RT | 11 July 2016
In the new Washington Post/ABC poll released Monday, 56 percent of respondents disapproved of FBI chief James Comey’s decision not to indict Hillary Clinton, and only 35 percent said that they approved. Similarly, 57 percent said that the fiasco makes them worried about Clinton’s behavior if she were elected president, with 39 percent didn’t have their opinions changed in this regard. Forty-three percent, however, said that the incident makes them “very worried” about how she might act.
A majority – 58 percent – said that the private email affair wouldn’t sway their vote in the 2016 presidential election, while 28 percent said that they are now less likely to support her and 10 percent said it makes them more likely to do so.
The poll found opinions of the FBI’s decision were divided along party lines. Ninety percent of Republicans said that they thought Clinton should have been indicted, and perhaps a surprisingly high number of Democrats – 30 percent – said the same.
Forty-seven percent of Republicans said that the issue is less likely to make them less inclined to support her.
Among Democrats, the email issue makes no difference to 74 percent, and has 16 percent the issue has strengthened their support. Ten percent of Democrats say they’re less likely to vote for her because of the FBI’s decision, however.
Wrapping up a nearly year-long investigation of Clinton, FBI Director James Comey announced that the agency would not recommend charges against Hillary Clinton for her alleged mishandling of high sensitive communications on an unsecured server during her tenure as secretary of state.
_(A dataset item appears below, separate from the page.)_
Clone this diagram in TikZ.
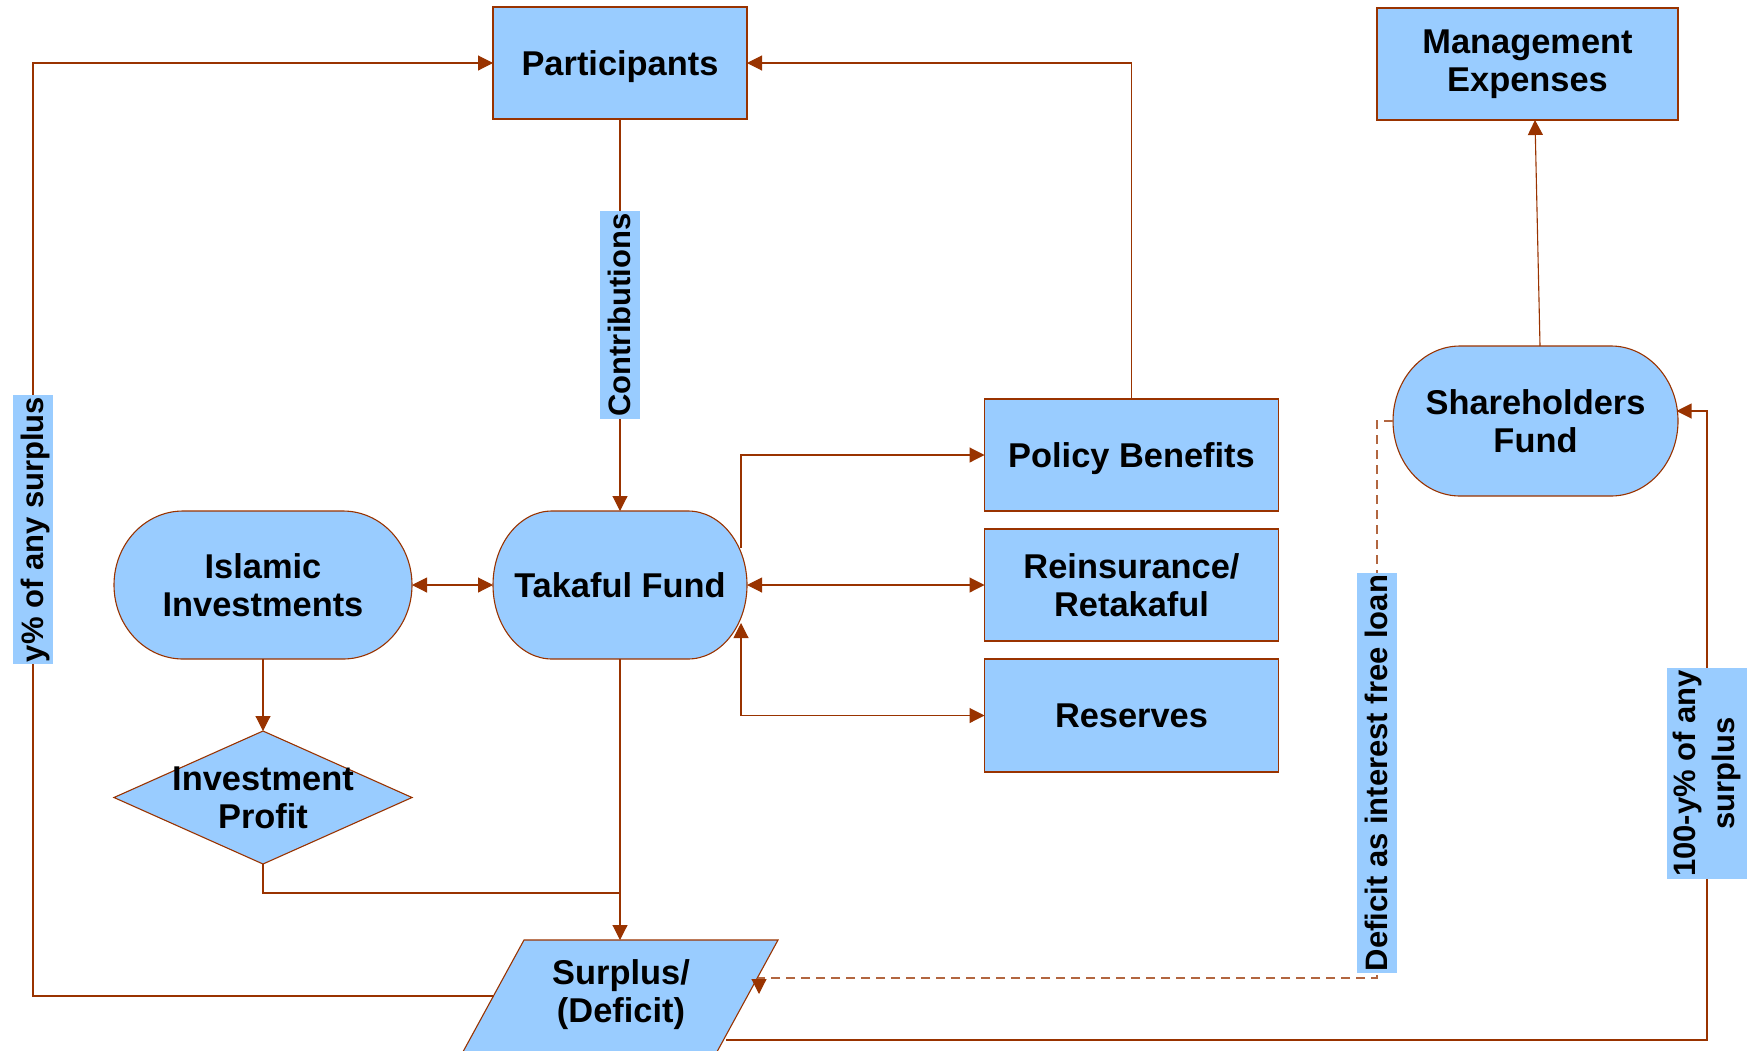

However, he did call the behavior of Clinton and her staff “extremely careless.”
Attorney General Loretta Lynch agreed with the FBI’s recommendations and did not indict Clinton. A day later, the State Department said that it will reopen its own internal investigation of the former secretary of state in light of the new facts.
The Washington Post/ABC News poll was conducted July 6 to 7, and it surveyed a random national sample of 619 adults. The margin of error is 5 percentage points.